Number of Members: A minimum of seven shareholders is required, but the number of members can be as large as the share capital allows. 
The existence of a public limited corporation is unaffected by the death of any of its members or shareholders. 
Massive Capital: A Public Limited Company can benefit from a greater ability to raise capital through the stock market by issuing debentures and bonds to the general public.

6. One-Person Companies

According to Section 2(62) of the Companies Act 2013, a "one person company" is defined as a company with only one member. This is a relatively new invention that makes it easier for entrepreneurs to own and manage businesses on their own. 

Even if all of the shares are owned by one individual, the company must be registered with the inclusion of a nominated director. 

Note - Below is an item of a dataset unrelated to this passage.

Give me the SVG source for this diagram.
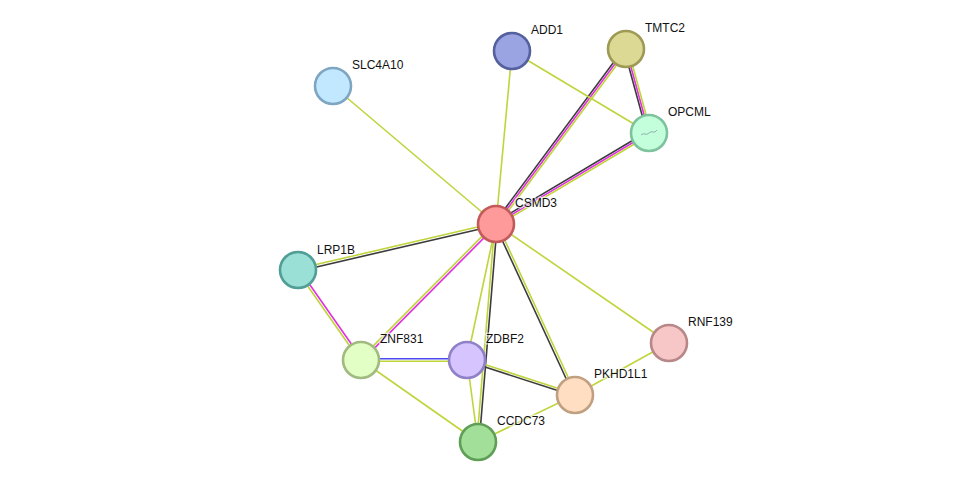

The inclusion of this notion of a company into the legal system is thought to not only promote economic growth but also provide a significant number of employment opportunities. The following are some of the advantages of using this structure:

Payment of Interest in the event of a payment delay: Under the Micro, Small and Medium Enterprises Development Act 2006, a one-person company is eligible for all benefits. Because a one-person company is either a small or medium-sized business, they are entitled to interest at three times the bank rate in the event of a payment delay (receives payment after a certain period). 
Sole Owner: Only the owner has the authority to make business choices and govern the company without having to follow the lengthy processes and procedures used by a few other businesses. 
Additional opportunities: This structure allows an individual to take more chances in company without jeopardising personal assets.